The structural logic was precise: both the Greek votive and the Hebrew ban shared the operation of *setting apart from human use*. What differed was the fate of the set-apart thing — preservation in a temple versus annihilation by divine command. The Septuagint fused these two destinies under one signifier, and the destructive sense gradually consumed the dedicatory one.

The Ecclesiastical Weapon

By the time of the early Church councils, *anathema* had become a juridical formula. The phrase *anathema sit* — 'let him be anathema' — appears in the canons of the Council of Elvira (c. 306 CE) and was deployed systematically at Nicaea (325 CE) and subsequent councils. To pronounce someone *anathema* was to declare them set apart from the community of the faithful, cut off from the sacraments, surrendered to divine judgment. It was excommunication in its most absolute and irreversible form.

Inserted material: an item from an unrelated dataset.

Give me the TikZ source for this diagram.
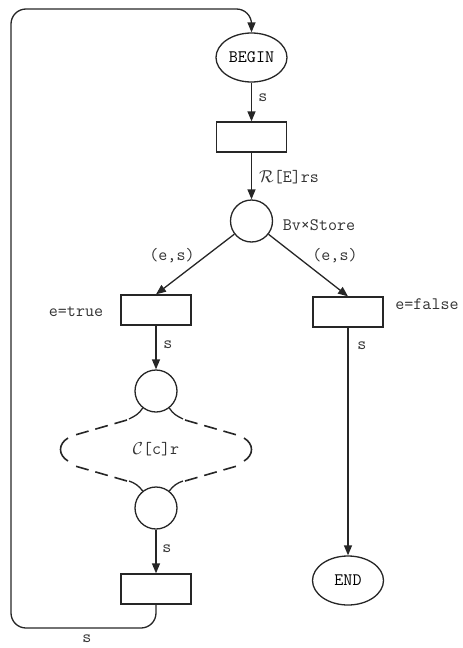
\documentclass[tikz,border=0pt]{standalone}
\usepackage{fontspec}
\usetikzlibrary{arrows.meta,shapes.geometric}
\begin{document}
\begin{tikzpicture}[x=1pt,y=-1pt,
  every node/.style={font=\fontsize{17.5}{20}\selectfont\ttfamily},
  net/.style={line width=1.3pt, draw=black!85},
  place/.style={net, circle, minimum size=42pt, inner sep=0pt},
  trans/.style={net, rectangle, minimum width=70pt, minimum height=30pt, inner sep=0pt},
  term/.style={net, ellipse, minimum width=71pt, minimum height=49pt, inner sep=0pt},
  arc/.style={net, -{Triangle[length=10pt,width=8pt]}},
  subnet/.style={net, line width=1.6pt, dash pattern=on 13pt off 7pt},
  lbl/.style={text=black!80, inner sep=0pt},
]
\useasboundingbox (0,0) rectangle (463,648);

% places, transitions and the two terminal states
\node[term] (begin) at (251.5,57.5) {BEGIN};
\node[trans] (t1) at (251.5,137) {};
\node[place] (p1) at (251.5,221) {};
\node[trans] (tt) at (156,310) {};
\node[trans] (tf) at (348,312) {};
\node[place] (p2) at (156,391) {};
\node[place] (p3) at (156,508) {};
\node[trans] (tb) at (156,589) {};
\node[term] (end) at (348,580.5) {END};

% arcs
\draw[arc] (begin) -- (t1);
\draw[arc] (t1) -- (p1);
\draw[arc] (p1) -- (tt.north);
\draw[arc] (p1) -- (tf.north);
\draw[arc] (tt) -- (p2);
\draw[arc] (p3) -- (tb);
\draw[arc] (tf) -- (end);
\draw[arc, rounded corners=15pt] (tb.south) -- (156,628) -- (11,628) -- (11,9) -- (251.5,9) -- (begin.north);

% sub-net C[c]r drawn as a dashed region between the two places
\draw[net] (p2.232) .. controls (139,414) and (135,416) .. (129,419);
\draw[net] (p2.308) .. controls (173,414) and (177,416) .. (183,419);
\draw[net] (129,481) .. controls (135,483) and (139,486) .. (p3.128);
\draw[net] (183,481) .. controls (177,483) and (173,486) .. (p3.52);
\draw[subnet] (127,420) -- (75,435);
\draw[subnet] (185,420) -- (237,435);
\draw[subnet] (127,481) -- (75,466);
\draw[subnet] (185,481) -- (237,466);
\draw[net, line width=1.6pt] (68,438) .. controls (58,444) and (58,455) .. (68,461);
\draw[net, line width=1.6pt] (244,438) .. controls (254,444) and (254,455) .. (244,461);

% inscriptions
\node[lbl] at (263,98) {s};
\node[lbl] at (289,177) {$\mathcal{R}$[E]rs};
\node[lbl] at (319,225) {Bv×Store};
\node[lbl] at (172,256) {(e,s)};
\node[lbl] at (335,256) {(e,s)};
\node[lbl] at (76,312) {e=true};
\node[lbl] at (427,304) {e=false};
\node[lbl] at (168,345) {s};
\node[lbl] at (362,346) {s};
\node[lbl] at (156,449) {$\mathcal{C}$[c]r};
\node[lbl] at (167,549) {s};
\node[lbl] at (87,639) {s};
\end{tikzpicture}
\end{document}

The formula operated as performative speech: the utterance itself enacted the separation. The councils were not describing a state but producing one. The word that once placed a golden bowl on an altar now placed a human soul outside salvation.

The PIE Root: *dheh₁-

Beneath the Greek *tithénai* ('to place') lies the Proto-Indo-European root dheh₁-*, meaning 'to put, to set, to place.' This root is among the most productive in the entire Indo-European family, and its reflexes reveal how a single gestural concept — the act of placing — ramified across domains of thought.

Greek *thésis* ('a placing, a proposition') derives from the same root: something placed before an audience for consideration. *Théma* ('something laid down, a subject') likewise descends from it. In Latin, *dheh₁-* became *facere* ('to make, to do'), yielding *fact*, *factory*, *fashion*, *faculty*, and *affair* — the act of placing reconceived as the act of making. In Germanic, the root produced Old English *dōn* ('to do') and *dǣd* ('deed'), where placing became acting.

The structural pattern is this: dheh₁-* encodes the primitive operation of setting something into position — whether an object on an altar, a proposition before an assembly, or an action into the world. *Anathema*, *thesis*, *theme*, *do*, *deed*, *fact*, and *factory* are all, at their deepest stratum, words about placement.

The Structural Insight

The semantic arc of *anathema* — from sacred gift to absolute curse — is not a corruption or a metaphorical stretch. It follows a precise structural logic: the operation of *setting apart* is inherently ambivalent. What is removed from ordinary circulation can be elevated (the votive offering) or annihilated (the banned city). The sign *anathema* did not change its deep structure; what changed was the cultural frame surrounding the act of separation. The same gesture that consecrates can destroy, because both consecration and destruction require the same first move: removing something from the ordinary and placing it before a power greater than the human.